W każdy drugi piątek miesiąca odbywa się nieformalne spotkanie Polaków w Szanghaju. Konsulat pisze o tym elegancko na stronie, więc od razu się wkręciliśmy.
Było przesympatycznie, ale oczywiście spotkanie w iście polskim stylu, czyli festiwal narzekania i czarno-widzenia. Najbardziej wszyscy narzekali na jakość powietrza, choć odpalali papierosa od papierosa;)

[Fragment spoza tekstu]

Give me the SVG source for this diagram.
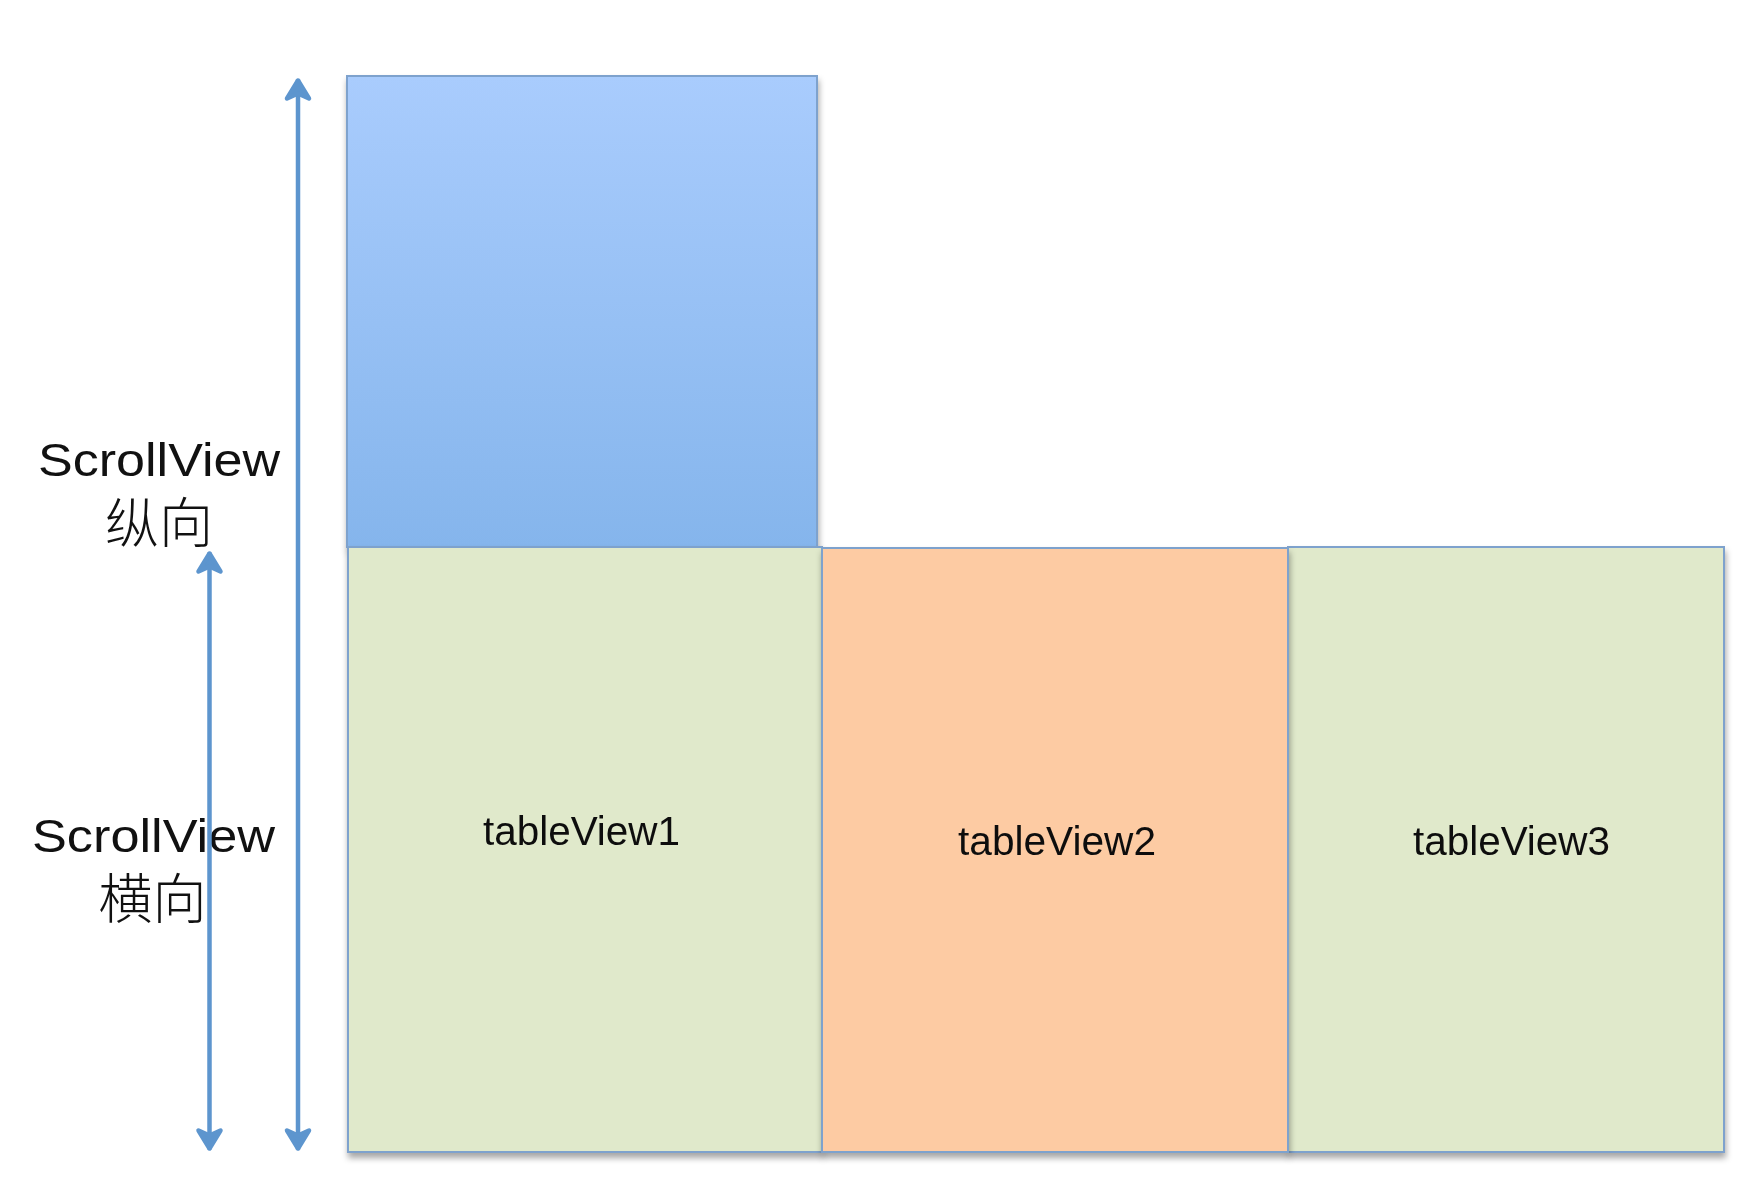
<svg xmlns="http://www.w3.org/2000/svg" width="1744" height="1196" viewBox="0 0 1744 1196">
  <style>
    .box { stroke: #7EA2CD; stroke-width: 2; }
    .lbl { font-family: "Liberation Sans", Arial, sans-serif; fill: #111111; }
    .cjk { font-family: "Noto Sans CJK SC", "Liberation Sans", sans-serif; font-weight: 300; fill: #111111; }
    .arrow { fill: none; stroke: #5D95CE; stroke-width: 4.5; }
  </style>
  <defs>
    <linearGradient id="blueGrad" x1="0" y1="0" x2="0" y2="1">
      <stop offset="0" stop-color="#A9CCFD"/>
      <stop offset="1" stop-color="#85B5EC"/>
    </linearGradient>
    <filter id="shadow" x="-5%" y="-5%" width="110%" height="112%">
      <feDropShadow dx="1" dy="5" stdDeviation="3" flood-color="#000000" flood-opacity="0.35"/>
    </filter>
    <marker id="head" markerUnits="userSpaceOnUse" viewBox="-26 -16 30 32" refX="0" refY="0" markerWidth="30" markerHeight="32" orient="auto-start-reverse" overflow="visible">
      <path d="M-19,-11 L-1,0 L-19,11 L-14,0 Z" fill="#5D95CE" stroke="#5D95CE" stroke-width="4.5" stroke-linejoin="round" stroke-linecap="round"/>
    </marker>
  </defs>

  <rect width="1744" height="1196" fill="#FFFFFF"/>

  <g id="scrollview-vertical-content" filter="url(#shadow)">
    <rect x="347" y="76" width="470" height="471" fill="url(#blueGrad)" class="box" stroke-width="1.5"/>
  </g>

  <g id="tableView1" filter="url(#shadow)">
    <rect x="348" y="547" width="474" height="605" fill="#E0E9CB" class="box"/>
    <text class="lbl" x="483" y="845" font-size="40" textLength="197" lengthAdjust="spacingAndGlyphs">tableView1</text>
  </g>

  <g id="tableView3" filter="url(#shadow)">
    <rect x="1288" y="547" width="436" height="605" fill="#E0E9CB" class="box"/>
    <text class="lbl" x="1413" y="855" font-size="40" textLength="197" lengthAdjust="spacingAndGlyphs">tableView3</text>
  </g>

  <g id="tableView2" filter="url(#shadow)">
    <rect x="822" y="548" width="466" height="604" fill="#FDCBA3" class="box" stroke-width="2.5"/>
    <text class="lbl" x="958" y="855" font-size="40" textLength="198" lengthAdjust="spacingAndGlyphs">tableView2</text>
  </g>

  <g id="label-vertical">
    <text class="lbl" x="38" y="476" font-size="47" textLength="242" lengthAdjust="spacingAndGlyphs">ScrollView</text>
    <text class="cjk" x="159" y="543" font-size="54" text-anchor="middle">纵向</text>
  </g>

  <g id="label-horizontal">
    <text class="lbl" x="32" y="852" font-size="47" textLength="243" lengthAdjust="spacingAndGlyphs">ScrollView</text>
    <text class="cjk" x="152.5" y="919" font-size="54" text-anchor="middle">横向</text>
  </g>

  <g id="connectors">
    <path class="arrow" d="M298,1149.5 L298,79.5" marker-start="url(#head)" marker-end="url(#head)"/>
    <path class="arrow" d="M209.5,1149.5 L209.5,552.5" marker-start="url(#head)" marker-end="url(#head)"/>
  </g>
</svg>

Pierwsze pytanie jakie padało to "czy macie już VPNa?". Jest to faktycznie coś bardziej potrzebnego niż tlen. Jak odpalasz komputer i nie działa Ci Google Search, Google Maps, Google Drive, Google Translate, Youtube, Facebook, Instagram, to zaczynają Ci drżeć ręce.
Rozpoczynasz ekwilibrystykę z Baidu, ale po pięciu minutach chcesz wyrzucić komputer przez okno. No nie da się!
Nigdy do mnie to nie dotarło tak dosadnie. Zawsze przyjeżdżałam sobie tutaj na biznes tripa z koreańskim telefonem służbowym; no może LTE nie łapało, ale 3G śmigało i FB regularnie był grany.
Na spotkaniu Polaków dostaliśmy też sporo rad na co zwracać uwagę przy wyborze docelowego mieszkania: grzejniki i solidne, podwójne okna. Fakt, w 30 stopniowym upale nie zwraca się na takie rzeczy uwagi, a zimy w Szanghaju potrafią być przeszywająco zimne.